Judge Skretny specifically noted that the Teufel decision was "intended to resolve the underlying exemption issue, and thereby eliminate further controversy" regarding the conflicting bankruptcy court rulings within the Western District of New York. Id. at *2. Indeed, in In re Trautman, 296 B.R. 651 (Bankr. W.D.N.Y. 2003), Bankruptcy Judge Carl L. Bucki explicitly recognized that the holding in Teufel "effectively overruled" his prior decision in In re Polanowski "with regard to its holding on the exempt status of a policy of life insurance that a debtor effects on his or her own life for the benefit of a co-debtor spouse." In re Trautman, 296 B.R. at 654.

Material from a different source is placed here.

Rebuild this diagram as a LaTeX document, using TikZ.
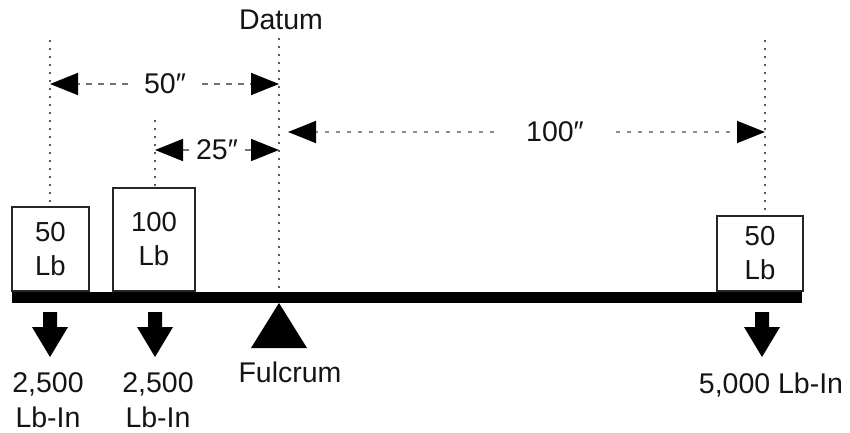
\documentclass[tikz,border=0pt]{standalone}
\usepackage{fontspec}
\setmainfont{Liberation Sans}
\usetikzlibrary{arrows.meta}
\begin{document}
\begin{tikzpicture}[x=1pt,y=-1pt,
  txt/.style={font=\fontsize{28.5}{35}\selectfont, text=black!92, inner sep=0pt, align=center},
  dimlabel/.style={txt, inner xsep=16pt},
  weight/.style={draw=black!85, line width=1.4pt, fill=white, inner sep=0pt,
    font=\fontsize{27.5}{34}\selectfont, text=black!92, align=center},
  guide/.style={draw=black!65, line width=1.5pt, dash pattern=on 2pt off 6pt},
  dim/.style={draw=black!55, line width=1.6pt, dash pattern=on 6pt off 6pt,
    -{Triangle[length=28pt,width=22pt,color=black]}},
  beamstyle/.style={fill=black, inner sep=0pt, minimum width=790pt, minimum height=11pt},
  downarr/.pic={\fill[black] (-7,0) -- (7,0) -- (7,15) -- (18,15) -- (0,45) -- (-18,15) -- (-7,15) -- cycle;}
]
\useasboundingbox (0,0) rectangle (850,433);

% beam and weights
\node[beamstyle] (beam) at (407,297.5) {};
\node[weight, minimum width=77pt, minimum height=84pt] (box1) at (50.5,249) {50\\Lb};
\node[weight, minimum width=82pt, minimum height=103pt] (box2) at (154,239.5) {100\\Lb};
\node[weight, minimum width=86pt, minimum height=75pt] (box3) at (760,253.5) {50\\Lb};

% fulcrum
\fill[black] (279,303) -- (307,348) -- (251,348) -- cycle;

% guide lines
\coordinate (g0) at (279,38);
\coordinate (g1) at (50,40);
\coordinate (g2) at (155,120);
\coordinate (g3) at (765,40);
\draw[guide] (g0) -- (g0 |- beam.north);
\draw[guide] (g1) -- (g1 |- box1.north);
\draw[guide] (g2) -- (g2 |- box2.north);
\draw[guide] (g3) -- (g3 |- box3.north);

% dimension labels
\node[dimlabel] (l50) at (165,84) {50″};
\node[dimlabel, inner xsep=7pt] (l25) at (217,150) {25″};
\node[dimlabel, inner xsep=32pt] (l100) at (555,132) {100″};
\coordinate (t100) at (288,132);

\draw[dim] (l50.west) -- (l50.west -| g1);
\draw[dim] (l50.east) -- (l50.east -| g0);
\draw[dim] (l25.west) -- (l25.west -| g2);
\draw[dim] (l25.east) -- (l25.east -| g0);
\draw[dim, dash pattern=on 4pt off 7pt, draw=black!45] (l100.west) -- (t100);
\draw[dim, dash pattern=on 4pt off 7pt, draw=black!45] (l100.east) -- (l100.east -| g3);

% down arrows
\pic at (50,312) {downarr};
\pic at (155,312) {downarr};
\pic at (762,312) {downarr};

% texts
\node[txt, anchor=north] (datum) at (281,10) {Datum};
\node[txt, anchor=north] (fulcrum) at (290,362) {Fulcrum};
\node[txt, anchor=north] (m1) at (48,372) {2,500\\Lb-In};
\node[txt, anchor=north] (m2) at (158,372) {2,500\\Lb-In};
\node[txt, anchor=north] (m3) at (771,373) {5,000 Lb-In};
\end{tikzpicture}
\end{document}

This court finds no reason to question the reasoning of Teufel, which clearly applies to the undisputed facts and circumstances presented on this appeal. Here, as in Teufel, the co-debtor spouses filed a joint Chapter 7 petition and claimed an exemption for life insurance policies which each spouse purchased on his or her life for the benefit of the other spouse. Under the statutory language of New York Insurance Law § 3212(b)(1), the cash surrender value of each policy is protected only "as against the creditors . . . of the person effecting the insurance . . . ," and not against the creditors of the beneficiary. The analysis and decision in Teufel has fully addressed and effectively eliminated any remaining conflict with regard to bankruptcy court rulings on this issue within the Western District of New York, and this court declines appellants' invitation to reopen the controversy.

CONCLUSION

For the foregoing reasons, this court affirms the May 26, 2006 order of the Bankruptcy Court, Western District of New York, in case No. 05-92936MJK disallowing the appellants' claimed exemption as to the cash surrender value of the four life insurance policies at issue. The court directs that the matter be remanded to the Bankruptcy Court, Western District of New York, for further proceedings consistent with this decision.

So ordered.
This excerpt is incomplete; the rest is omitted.